§ Exercise objective
Exactly as written, quote every line that follows, skipping the images.
--- START ---
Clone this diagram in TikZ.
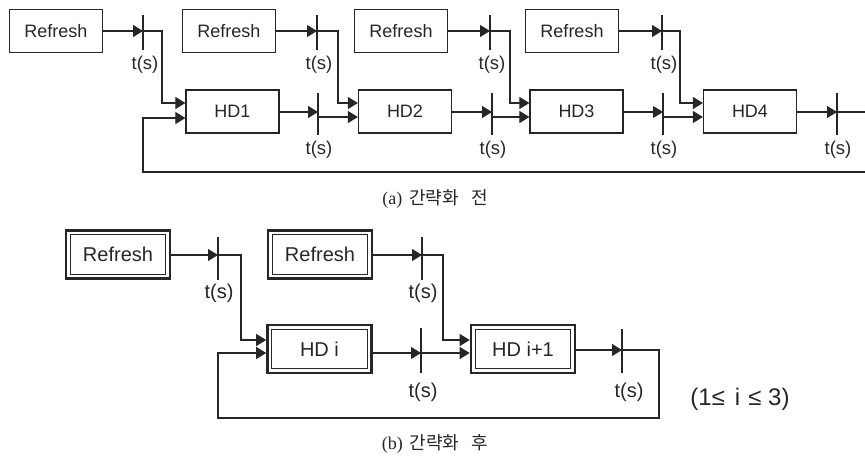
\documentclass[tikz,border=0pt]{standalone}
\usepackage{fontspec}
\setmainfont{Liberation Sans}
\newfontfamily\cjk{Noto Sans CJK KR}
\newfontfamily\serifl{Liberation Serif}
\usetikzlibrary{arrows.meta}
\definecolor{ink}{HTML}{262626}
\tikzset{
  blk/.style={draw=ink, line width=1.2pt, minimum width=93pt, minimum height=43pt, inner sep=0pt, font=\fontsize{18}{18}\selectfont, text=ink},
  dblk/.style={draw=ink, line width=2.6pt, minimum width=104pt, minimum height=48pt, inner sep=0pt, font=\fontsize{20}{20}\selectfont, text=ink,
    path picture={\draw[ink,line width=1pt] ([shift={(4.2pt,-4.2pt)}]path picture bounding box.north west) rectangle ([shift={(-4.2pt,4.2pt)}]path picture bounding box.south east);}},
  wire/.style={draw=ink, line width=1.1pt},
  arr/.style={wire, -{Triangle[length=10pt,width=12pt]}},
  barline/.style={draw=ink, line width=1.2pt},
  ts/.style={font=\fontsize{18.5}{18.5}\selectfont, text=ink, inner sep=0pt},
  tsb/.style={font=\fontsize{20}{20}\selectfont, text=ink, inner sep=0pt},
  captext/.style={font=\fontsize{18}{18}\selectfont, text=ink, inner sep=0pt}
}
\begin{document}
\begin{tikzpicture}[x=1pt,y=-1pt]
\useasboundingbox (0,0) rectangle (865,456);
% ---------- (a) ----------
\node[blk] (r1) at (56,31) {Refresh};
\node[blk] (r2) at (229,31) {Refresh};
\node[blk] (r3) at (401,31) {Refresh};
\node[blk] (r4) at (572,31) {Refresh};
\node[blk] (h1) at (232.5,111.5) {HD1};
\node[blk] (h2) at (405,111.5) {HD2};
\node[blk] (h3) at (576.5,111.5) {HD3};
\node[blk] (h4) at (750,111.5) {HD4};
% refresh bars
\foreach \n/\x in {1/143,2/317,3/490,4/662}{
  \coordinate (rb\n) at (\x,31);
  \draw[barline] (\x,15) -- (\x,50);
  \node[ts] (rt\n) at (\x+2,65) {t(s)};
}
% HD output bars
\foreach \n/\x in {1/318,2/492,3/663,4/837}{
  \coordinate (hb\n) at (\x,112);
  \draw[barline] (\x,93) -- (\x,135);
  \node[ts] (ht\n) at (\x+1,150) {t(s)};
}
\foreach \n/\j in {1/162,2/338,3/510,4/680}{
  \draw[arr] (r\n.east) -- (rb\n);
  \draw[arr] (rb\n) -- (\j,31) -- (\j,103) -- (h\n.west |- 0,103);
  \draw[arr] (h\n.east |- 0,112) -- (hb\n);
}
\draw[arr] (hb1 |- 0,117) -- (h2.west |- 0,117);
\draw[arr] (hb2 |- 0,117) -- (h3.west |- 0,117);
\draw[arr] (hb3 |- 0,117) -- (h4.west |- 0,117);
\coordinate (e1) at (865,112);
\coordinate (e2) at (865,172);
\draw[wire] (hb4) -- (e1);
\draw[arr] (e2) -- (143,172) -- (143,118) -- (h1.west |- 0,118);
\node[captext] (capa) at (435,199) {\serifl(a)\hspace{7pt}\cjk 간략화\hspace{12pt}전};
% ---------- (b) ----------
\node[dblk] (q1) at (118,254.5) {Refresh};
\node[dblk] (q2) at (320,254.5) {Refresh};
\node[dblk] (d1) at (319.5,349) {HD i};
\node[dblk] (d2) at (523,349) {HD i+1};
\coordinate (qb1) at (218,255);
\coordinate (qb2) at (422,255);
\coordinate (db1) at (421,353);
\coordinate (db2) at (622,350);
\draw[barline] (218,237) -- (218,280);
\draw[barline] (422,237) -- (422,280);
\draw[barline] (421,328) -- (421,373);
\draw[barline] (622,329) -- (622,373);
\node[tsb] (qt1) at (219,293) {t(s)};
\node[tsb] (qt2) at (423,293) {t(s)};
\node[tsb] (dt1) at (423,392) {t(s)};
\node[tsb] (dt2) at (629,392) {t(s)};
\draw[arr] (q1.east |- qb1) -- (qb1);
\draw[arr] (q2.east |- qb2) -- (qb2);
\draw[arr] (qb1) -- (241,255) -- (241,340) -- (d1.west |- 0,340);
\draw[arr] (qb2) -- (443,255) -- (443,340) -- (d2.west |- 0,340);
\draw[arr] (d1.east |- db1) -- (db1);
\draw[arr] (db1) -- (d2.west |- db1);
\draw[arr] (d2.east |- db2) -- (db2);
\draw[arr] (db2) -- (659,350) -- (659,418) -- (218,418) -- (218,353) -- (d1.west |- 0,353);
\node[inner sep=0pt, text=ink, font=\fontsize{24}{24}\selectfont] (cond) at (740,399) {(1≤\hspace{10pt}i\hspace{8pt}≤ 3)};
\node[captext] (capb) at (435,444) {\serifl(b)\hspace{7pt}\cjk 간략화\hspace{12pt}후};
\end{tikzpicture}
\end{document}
--- END ---
§ Exercise output
Clone this diagram in TikZ.
\documentclass[tikz,border=0pt]{standalone}
\usepackage{fontspec}
\setmainfont{Liberation Sans}
\newfontfamily\cjk{Noto Sans CJK KR}
\newfontfamily\serifl{Liberation Serif}
\usetikzlibrary{arrows.meta}
\definecolor{ink}{HTML}{262626}
\tikzset{
  blk/.style={draw=ink, line width=1.2pt, minimum width=93pt, minimum height=43pt, inner sep=0pt, font=\fontsize{18}{18}\selectfont, text=ink},
  dblk/.style={draw=ink, line width=2.6pt, minimum width=104pt, minimum height=48pt, inner sep=0pt, font=\fontsize{20}{20}\selectfont, text=ink,
    path picture={\draw[ink,line width=1pt] ([shift={(4.2pt,-4.2pt)}]path picture bounding box.north west) rectangle ([shift={(-4.2pt,4.2pt)}]path picture bounding box.south east);}},
  wire/.style={draw=ink, line width=1.1pt},
  arr/.style={wire, -{Triangle[length=10pt,width=12pt]}},
  barline/.style={draw=ink, line width=1.2pt},
  ts/.style={font=\fontsize{18.5}{18.5}\selectfont, text=ink, inner sep=0pt},
  tsb/.style={font=\fontsize{20}{20}\selectfont, text=ink, inner sep=0pt},
  captext/.style={font=\fontsize{18}{18}\selectfont, text=ink, inner sep=0pt}
}
\begin{document}
\begin{tikzpicture}[x=1pt,y=-1pt]
\useasboundingbox (0,0) rectangle (865,456);
% ---------- (a) ----------
\node[blk] (r1) at (56,31) {Refresh};
\node[blk] (r2) at (229,31) {Refresh};
\node[blk] (r3) at (401,31) {Refresh};
\node[blk] (r4) at (572,31) {Refresh};
\node[blk] (h1) at (232.5,111.5) {HD1};
\node[blk] (h2) at (405,111.5) {HD2};
\node[blk] (h3) at (576.5,111.5) {HD3};
\node[blk] (h4) at (750,111.5) {HD4};
% refresh bars
\foreach \n/\x in {1/143,2/317,3/490,4/662}{
  \coordinate (rb\n) at (\x,31);
  \draw[barline] (\x,15) -- (\x,50);
  \node[ts] (rt\n) at (\x+2,65) {t(s)};
}
% HD output bars
\foreach \n/\x in {1/318,2/492,3/663,4/837}{
  \coordinate (hb\n) at (\x,112);
  \draw[barline] (\x,93) -- (\x,135);
  \node[ts] (ht\n) at (\x+1,150) {t(s)};
}
\foreach \n/\j in {1/162,2/338,3/510,4/680}{
  \draw[arr] (r\n.east) -- (rb\n);
  \draw[arr] (rb\n) -- (\j,31) -- (\j,103) -- (h\n.west |- 0,103);
  \draw[arr] (h\n.east |- 0,112) -- (hb\n);
}
\draw[arr] (hb1 |- 0,117) -- (h2.west |- 0,117);
\draw[arr] (hb2 |- 0,117) -- (h3.west |- 0,117);
\draw[arr] (hb3 |- 0,117) -- (h4.west |- 0,117);
\coordinate (e1) at (865,112);
\coordinate (e2) at (865,172);
\draw[wire] (hb4) -- (e1);
\draw[arr] (e2) -- (143,172) -- (143,118) -- (h1.west |- 0,118);
\node[captext] (capa) at (435,199) {\serifl(a)\hspace{7pt}\cjk 간략화\hspace{12pt}전};
% ---------- (b) ----------
\node[dblk] (q1) at (118,254.5) {Refresh};
\node[dblk] (q2) at (320,254.5) {Refresh};
\node[dblk] (d1) at (319.5,349) {HD i};
\node[dblk] (d2) at (523,349) {HD i+1};
\coordinate (qb1) at (218,255);
\coordinate (qb2) at (422,255);
\coordinate (db1) at (421,353);
\coordinate (db2) at (622,350);
\draw[barline] (218,237) -- (218,280);
\draw[barline] (422,237) -- (422,280);
\draw[barline] (421,328) -- (421,373);
\draw[barline] (622,329) -- (622,373);
\node[tsb] (qt1) at (219,293) {t(s)};
\node[tsb] (qt2) at (423,293) {t(s)};
\node[tsb] (dt1) at (423,392) {t(s)};
\node[tsb] (dt2) at (629,392) {t(s)};
\draw[arr] (q1.east |- qb1) -- (qb1);
\draw[arr] (q2.east |- qb2) -- (qb2);
\draw[arr] (qb1) -- (241,255) -- (241,340) -- (d1.west |- 0,340);
\draw[arr] (qb2) -- (443,255) -- (443,340) -- (d2.west |- 0,340);
\draw[arr] (d1.east |- db1) -- (db1);
\draw[arr] (db1) -- (d2.west |- db1);
\draw[arr] (d2.east |- db2) -- (db2);
\draw[arr] (db2) -- (659,350) -- (659,418) -- (218,418) -- (218,353) -- (d1.west |- 0,353);
\node[inner sep=0pt, text=ink, font=\fontsize{24}{24}\selectfont] (cond) at (740,399) {(1≤\hspace{10pt}i\hspace{8pt}≤ 3)};
\node[captext] (capb) at (435,444) {\serifl(b)\hspace{7pt}\cjk 간략화\hspace{12pt}후};
\end{tikzpicture}
\end{document}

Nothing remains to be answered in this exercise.